What is lurking is the 'pre' in "pre-ordained" (which implies 'expected'). If
nothing is expected, then it is legitimate to consider only the body of the
instance document. If a content model or schema is desirable as a means to
describe the document structurally, generically, or abstractly, then it can be
derived from the instance. The traditional rationale for validation is to
insure that the document as received corresponds to the document type
expected, as expressed by its DTD, and there are plenty of cases where it is
appropriate to examine an instance on that premise. My more radical view is
that XML is inherently eXtensible through Markup, rather than by the expansion
or relaxation of the content model to accommodate new instance expressions.

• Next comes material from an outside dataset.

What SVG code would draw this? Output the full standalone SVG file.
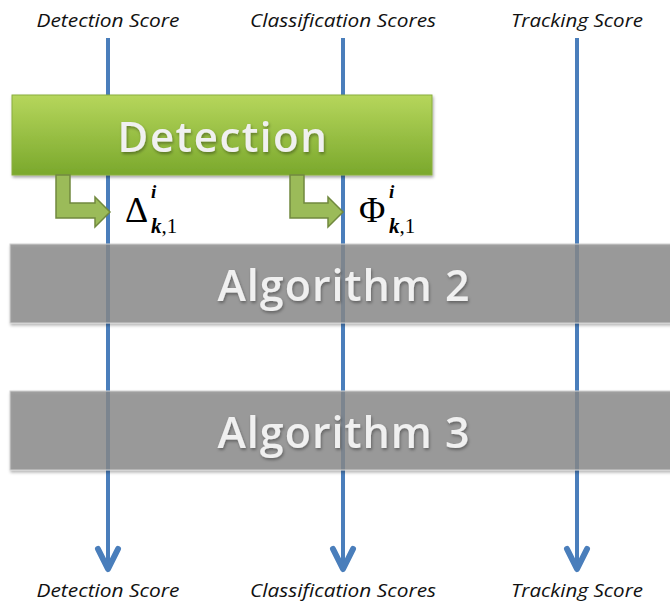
<svg xmlns="http://www.w3.org/2000/svg" width="670" height="604" viewBox="0 0 670 604">
<defs>
<style>
.lbl{font-family:"Open Sans","Liberation Sans",sans-serif;font-style:italic;font-size:19px;fill:#111;text-anchor:middle}
.big{font-family:"Open Sans","Liberation Sans",sans-serif;font-weight:600;fill:#f0f0f0;text-anchor:middle}
.flow{stroke:#4a7ebb;stroke-width:4;fill:none}
.head{fill:none;stroke:#4a7ebb;stroke-width:6;stroke-linejoin:round;stroke-linecap:round}
.bar{fill:#8a8a8a;fill-opacity:0.78;stroke:#d0d0d0;stroke-width:1}
.bent{fill:#9bbb59;stroke:#71893f;stroke-width:1.5}
.math{font-family:"Liberation Serif","DejaVu Serif",serif;fill:#000}
</style>
<linearGradient id="g" x1="0" y1="0" x2="0" y2="1">
<stop offset="0" stop-color="#b6d65c"/>
<stop offset="1" stop-color="#7aa82c"/>
</linearGradient>
<filter id="sh" x="-5%" y="-20%" width="110%" height="150%">
<feDropShadow dx="1" dy="2" stdDeviation="1.5" flood-color="#000" flood-opacity="0.35"/>
</filter>
</defs>
<rect width="670" height="604" fill="#fff"/>
<g id="labels-top">
<text class="lbl" x="108" y="27" textLength="143" lengthAdjust="spacingAndGlyphs">Detection Score</text>
<text class="lbl" x="343" y="27" textLength="186" lengthAdjust="spacingAndGlyphs">Classification Scores</text>
<text class="lbl" x="577" y="27" textLength="132" lengthAdjust="spacingAndGlyphs">Tracking Score</text>
</g>
<g id="connectors">
<line class="flow" x1="108" y1="38" x2="108" y2="566"/>
<line class="flow" x1="343" y1="38" x2="343" y2="566"/>
<line class="flow" x1="577" y1="38" x2="577" y2="566"/>
<path class="head" d="M98,549 L108,569 L118,549"/>
<path class="head" d="M333,549 L343,569 L353,549"/>
<path class="head" d="M567,549 L577,569 L587,549"/>
</g>
<g id="detection">
<rect x="12" y="95" width="420" height="80" fill="url(#g)" stroke="#8aae3e" stroke-width="1" filter="url(#sh)"/>
<text class="big" x="223" y="152" font-size="42" letter-spacing="1.5" filter="url(#sh)">Detection</text>
</g>
<g id="arrow-delta">
<path class="bent" d="M56,175 L70,175 L70,203 L95,203 L95,197 L110,212 L95,227 L95,218 L56,218 Z"/>
<text class="math" x="125" y="222" font-size="36">Δ</text>
<text class="math" x="151" y="198" font-size="19" font-style="italic" font-weight="bold">i</text>
<text class="math" x="151" y="233" font-size="21"><tspan font-style="italic" font-weight="bold">k</tspan>,1</text>
</g>
<g id="arrow-phi">
<path class="bent" d="M290,175 L304,175 L304,203 L328,203 L328,197 L343,212 L328,227 L328,218 L290,218 Z"/>
<text class="math" x="359" y="222" font-size="36">Φ</text>
<text class="math" x="389" y="198" font-size="19" font-style="italic" font-weight="bold">i</text>
<text class="math" x="389" y="233" font-size="21"><tspan font-style="italic" font-weight="bold">k</tspan>,1</text>
</g>
<g id="algorithm2">
<rect class="bar" x="10" y="244" width="670" height="79" filter="url(#sh)"/>
<text class="big" x="344" y="301" font-size="43" letter-spacing="1" filter="url(#sh)">Algorithm 2</text>
</g>
<g id="algorithm3">
<rect class="bar" x="10" y="391" width="670" height="79" filter="url(#sh)"/>
<text class="big" x="344" y="448" font-size="43" letter-spacing="1" filter="url(#sh)">Algorithm 3</text>
</g>
<g id="labels-bottom">
<text class="lbl" x="108" y="597" textLength="143" lengthAdjust="spacingAndGlyphs">Detection Score</text>
<text class="lbl" x="343" y="597" textLength="186" lengthAdjust="spacingAndGlyphs">Classification Scores</text>
<text class="lbl" x="577" y="597" textLength="132" lengthAdjust="spacingAndGlyphs">Tracking Score</text>
</g>
</svg>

Embracing well-formedness as the single criterion for accepting an instance
document, and in the workaday world thereby being obliged to process it in
whatever way your node processes documents of that class, has some surprising
consequences for those who expect the traditional logic of validation. Chief
among them is that it shifts most questions of whether to accept a document
from the parser to a more application specific processor. Having passed basic
well-formedness syntax checking, a document or a data structure within that
document must be accepted as what it says it is: if the markup says that it
describes a <payment>, then it is a <payment> precisely because it says so.

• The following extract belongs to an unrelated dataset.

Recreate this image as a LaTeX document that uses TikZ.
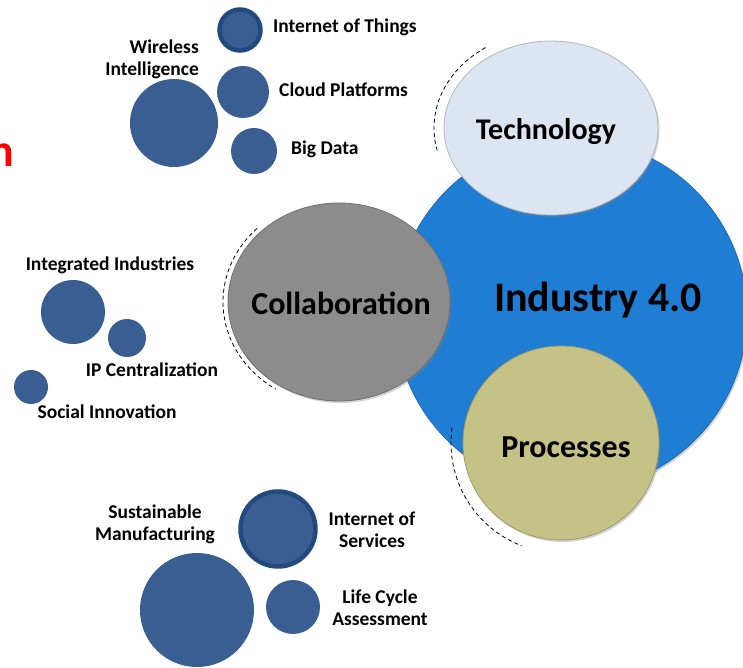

The question at that point is whether the particular form, as well as the data
content of that <payment>, can be accurately and usefully processed by the
existing application software at that node. That is a question which can be
answered only at that node, and not in the general or abstract case, but only
in light of that instance data. As is the usual case with application
software, the answer will depend upon specific error- and sanity-checking
routines determining whether that software can render a usable result from
that data in that instance environment.
In a *slightly* more generalized fashion, this is also what the PSVI is really
about: after well-formedness syntax checking, perhaps validation, document or
data structure type identification, and then demonstrated data schema
conformity, the data is rendered into an infoset which the processing software
expects. This is a valid model on which to create application software, but it
is not the only one--and often not the most efficient. It does illustrate,
though, that the procedure for building application software to a PSVI is just
that: a processing model must be determined, unwanted interaction of
components must be mediated, etc. The real question is whether we can ever
sufficiently (and reliably) generalize the operations of such software, to the
point where it can be fed a single generalized
post-parse-and-other-preparations data model. I chose to work with XML because
it frees me from having to know what the processing, beyond basic
well-formedness syntax checking, might be at a remote node--which is just as
well because most of the remote nodes with which I exchange data (often
indirectly) won't tell me (keeping it secret is their business edge), and some
of them don't know who I am, nor that I am the source or a downstream user, of
data which they consume or emit.
Respectfully,
Walter Perry